Cuando hace poco menos de una década Clint Eastwood presentó Banderas de nuestros padres surgió la sorpresa de que no era una cinta bélica: la película narraba la trastienda de cómo los hombres que habían protagonizado la famosa estampa del izado de la bandera en la batalla de Iwo Jima eran convertidos en involuntarios (y a menudo falsos) héroes al servicio de la propaganda de guerra. Banderas de nuestros padres era una película más difícil que su contemporánea Cartas desde Iwo Jima porque su función, como la mayoría de la obra dirigida por Eastwood, consistía en derribar a golpes un mito, en este caso el del supuesto héroe de guerra como ser admirable y suprahumano. Ahora, con El francotirador, Eastwood da un nuevo paso en su discurso centrado en la configuración del héroe estadounidense.
El francotirador presenta a Chris Kyle, el más letal de la historia reciente de Estados Unidos, como un profesional que solo se preocupa de hacer bien su trabajo, que no es matar al enemigo sino proteger a los suyos. Este acercamiento aleja, aparentemente, a Eastwood de cualquier comentario político. En ningún momento vemos o oímos a Kyle cuestionar o siquiera reflexionar acerca de la naturaleza de las acciones de su país en algunos de los conflictos que le llevan de Irak a Afganistán, cosa que a nosotros, europeos moralmente superiores, nos choca realmente. Esto llevará a muchos a ver El francotirador como una película patriotera que no condena las mencionadas guerras al mantenerse al margen de cualquier impugnación a la política exterior estadounidense. Se podría decir también que el hecho de que Eastwood no abra el más mínimo frente al respecto es una forma de decir que no hay nada que criticar: recordemos que no es precisamente el director más progresista del país de las barras y estrellas, y que muestra públicamente su compromiso con el Partido Republicano y el rechazo al Presidente Obama.

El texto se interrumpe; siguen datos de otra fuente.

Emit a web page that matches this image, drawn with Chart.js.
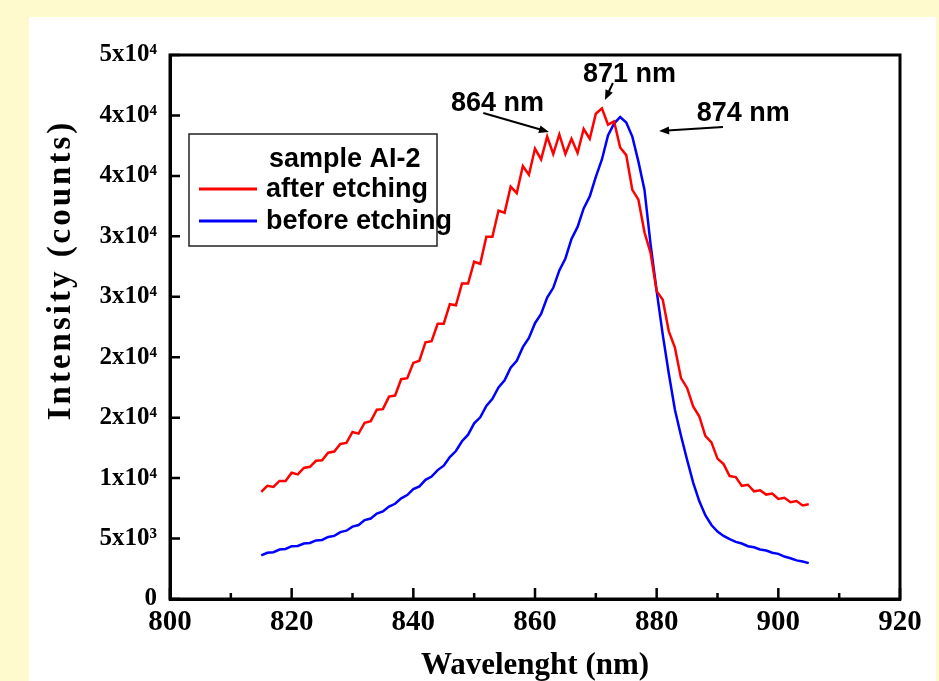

El francotirador es una película que habla sobre un hombre que hace lo que mejor sabe hacer por el bien de los que considera los suyos, y eso es lo que interesa a Eastwood: ¿cómo se ve a sí mismo este SEAL al que todo el mundo llama leyenda? Como no podía ser menos, el proceso de desmitificación en este caso comienza por el personaje consigo mismo: Kyle no se cree alguien especial más allá de poseer una puntería admirable. Esta mirada hacia su persona contrasta con la imagen de héroe que proyecta sobre el imaginario colectivo y, sobre todo, ante sus compañeros que le agradecen la vida. Seguramente Kyle no era el tipo más listo de la clase, más bien lo contrario, pero para el pueblo norteamericano era el perfecto ejemplo de patriota y mártir: el hombre que lo da todo por su país aun a riesgo de convertirse en un juguete psicológicamente roto. Y aquí radica el quid de El francotirador, en cómo el proceso de construcción del héroe colectivo supone la destrucción y deshumanización del individuo como persona. De ahí que considerar El francotirador como una película patriotera sería posar una mirada bastante amarga sobre el concepto mismo de patriotismo. Lo que está claro es que de lo último que le entran ganas a cualquiera que vea la película es de alistarse al ejército y recorrer guerras absurdas.
La ambigüedad de la que suele hacer gala el cine de Eastwood, propicia que desde un frente u otro la lectura de El francotirador se pueda hacer desde el prisma que mejor venga a nuestras opiniones preconcebidas, y probablemente de ahí venga su monumental éxito en Estados Unidos. Para ello, el director se vale de una narración centrada en secuencias cortas y rápidas donde son más importantes los retazos y momentos particulares que la gran historia que, en realidad, no existe. Así, El francontirador deriva en una aparente banalidad donde se nos narran los hechos de un hombre francamente poco interesante. Ayuda también a aumentar esta sensación la, en apariencia desganada, interpretación de un brillante Bradley Cooper que pasea por el encuadre como un zombie con poco que ganar o perder.
En definitiva, lo que Eastwood consigue con El francotirador es eso tan difícil como no dejar a nadie contento (o dejarlos contentos a todos a la vez) y provocar que se le pueda tachar de ser el tipo más fascista imaginable o del conservador más progresista que nos podamos echar a la cara. Lo que viene siendo gran cine.